Raw data>
· · ·
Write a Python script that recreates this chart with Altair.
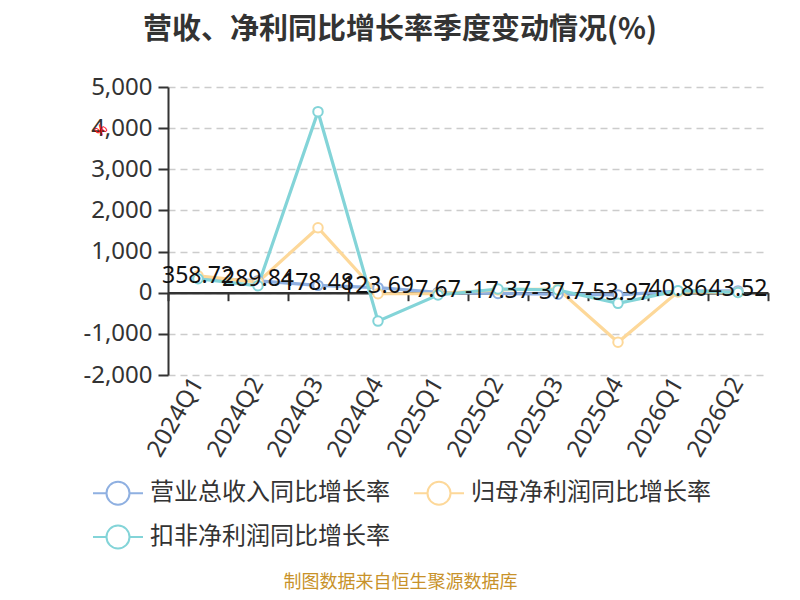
import altair as alt
import pandas as pd

quarters = ["2024Q1", "2024Q2", "2024Q3", "2024Q4", "2025Q1",
            "2025Q2", "2025Q3", "2025Q4", "2026Q1", "2026Q2"]
revenue_yoy = [358.72, 289.84, 178.48, 123.69, 7.67, -17.37, -37.7, -53.97, 40.86, 43.52]
parent_np_yoy = [410, 260, 1580, -25, -20, 70, 90, -1205, 20, 10]
deducted_np_yoy = [340, 168, 4400, -690, -56, 90, 66, -258, 49, 5]
series_names = ["营业总收入同比增长率", "归母净利润同比增长率", "扣非净利润同比增长率"]
series_colors = ["#8fb0e1", "#fdd899", "#83d4d8"]
y_ticks = [-2000, -1000, 0, 1000, 2000, 3000, 4000, 5000]

rows = []
for name, vals in zip(series_names, [revenue_yoy, parent_np_yoy, deducted_np_yoy]):
    for q, v in zip(quarters, vals):
        rows.append({"quarter": q, "series": name, "value": v})
df = pd.DataFrame(rows)
label_df = pd.DataFrame({"quarter": quarters, "value": revenue_yoy,
                         "label": [str(v) for v in revenue_yoy]})

CJK = "Noto Sans CJK SC"
NUM = "Noto Sans"

x_scale = alt.Scale(type="band", paddingInner=0, paddingOuter=0)
y_scale = alt.Scale(domain=[-2000, 5000], nice=False, zero=False)

y_axis = alt.Axis(values=y_ticks,
                  labelExpr="replace(format(datum.value, ','), '\u2212', '-')",
                  grid=True, gridDash=[7, 5], gridColor="#cccccc", gridWidth=1.5,
                  domain=True, domainColor="#333333", domainWidth=2,
                  ticks=True, tickColor="#333333", tickWidth=2, tickSize=10,
                  labelFont=NUM, labelFontSize=24, labelColor="#333333", labelPadding=6,
                  title="%", titleColor="red", titleFontSize=14, titleFont=NUM,
                  titleFontWeight="normal", titleAngle=-45, titleX=-62, titleY=48)

x_axis_labels = alt.Axis(domain=False, ticks=False, grid=False, labelAngle=-60,
                         labelFont=NUM, labelFontSize=24, labelColor="#333333",
                         labelPadding=4, orient="bottom",
                         title="制图数据来自恒生聚源数据库", titleColor="#c8922a",
                         titleFont=CJK, titleFontSize=18, titleFontWeight="normal",
                         titleX=232, titleY=207, titleAlign="center",
                         titleBaseline="middle", titleAngle=0)

x_axis_ticks = alt.Axis(orient="bottom", offset=-82.3, labels=False, grid=False,
                        domain=True, domainColor="#333333", domainWidth=2.5,
                        ticks=True, tickBand="extent", tickSize=8, tickWidth=2,
                        tickColor="#333333", title=None)

legend_symbol = ("M-2.5,0L-1.15,0M1.15,0L2.5,0M1.15,0"
                 "A1.15,1.15,0,1,1,-1.15,0A1.15,1.15,0,1,1,1.15,0Z")

lines = alt.Chart(df).mark_line(
    strokeWidth=3.2,
    point=alt.OverlayMarkDef(filled=False, fill="white", size=90, strokeWidth=2, opacity=1),
).encode(
    x=alt.X("quarter:N", sort=quarters, scale=x_scale, axis=x_axis_labels, bandPosition=0.5),
    y=alt.Y("value:Q", scale=y_scale, axis=y_axis),
    color=alt.Color("series:N", sort=series_names,
                    scale=alt.Scale(domain=series_names, range=series_colors),
                    legend=alt.Legend(orient="none", legendX=-62, legendY=394, columns=2,
                                      direction="horizontal",
                                      title=None, symbolType=legend_symbol, symbolSize=400,
                                      symbolStrokeWidth=2, symbolFillColor="white",
                                      labelFont=CJK, labelFontSize=24, labelColor="#333333",
                                      labelOffset=20, columnPadding=20, rowPadding=12,
                                      labelLimit=400)),
)

labels = alt.Chart(label_df).mark_text(
    font=NUM, fontSize=23, color="#111111", baseline="middle", dy=-2
).encode(
    x=alt.X("quarter:N", sort=quarters, scale=x_scale, axis=x_axis_labels, bandPosition=0.5),
    y=alt.Y("value:Q", scale=y_scale, axis=y_axis),
    text="label:N",
)

main = alt.layer(lines, labels)

tick_layer = alt.Chart(label_df).mark_point(opacity=0).encode(
    x=alt.X("quarter:N", sort=quarters, scale=x_scale, axis=x_axis_ticks, bandPosition=0.5),
    y=alt.Y("value:Q", scale=y_scale, axis=y_axis),
)

chart = alt.layer(main, tick_layer).resolve_axis(x="independent").properties(
    width=600, height=288,
    autosize=alt.AutoSizeParams(type="none"),
    padding={"left": 160, "top": 79, "right": 24, "bottom": 217},
    title=alt.TitleParams("营收、净利同比增长率季度变动情况(%)", font=CJK, fontSize=29,
                          fontWeight="bold", color="#333333", anchor="middle",
                          dx=-68, offset=30),
).configure_view(stroke=None)

chart.save("out.html", embed_options={"renderer": "svg", "actions": False})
· · ·
Requirement>
Repeat the listing above up to and including the line with "5000], nice=False, zero=False)", starting from its first line. Drop any pictures.

Output for this exercise>
Write a Python script that recreates this chart with Altair.
import altair as alt
import pandas as pd

quarters = ["2024Q1", "2024Q2", "2024Q3", "2024Q4", "2025Q1",
            "2025Q2", "2025Q3", "2025Q4", "2026Q1", "2026Q2"]
revenue_yoy = [358.72, 289.84, 178.48, 123.69, 7.67, -17.37, -37.7, -53.97, 40.86, 43.52]
parent_np_yoy = [410, 260, 1580, -25, -20, 70, 90, -1205, 20, 10]
deducted_np_yoy = [340, 168, 4400, -690, -56, 90, 66, -258, 49, 5]
series_names = ["营业总收入同比增长率", "归母净利润同比增长率", "扣非净利润同比增长率"]
series_colors = ["#8fb0e1", "#fdd899", "#83d4d8"]
y_ticks = [-2000, -1000, 0, 1000, 2000, 3000, 4000, 5000]

rows = []
for name, vals in zip(series_names, [revenue_yoy, parent_np_yoy, deducted_np_yoy]):
    for q, v in zip(quarters, vals):
        rows.append({"quarter": q, "series": name, "value": v})
df = pd.DataFrame(rows)
label_df = pd.DataFrame({"quarter": quarters, "value": revenue_yoy,
                         "label": [str(v) for v in revenue_yoy]})

CJK = "Noto Sans CJK SC"
NUM = "Noto Sans"

x_scale = alt.Scale(type="band", paddingInner=0, paddingOuter=0)
y_scale = alt.Scale(domain=[-2000, 5000], nice=False, zero=False)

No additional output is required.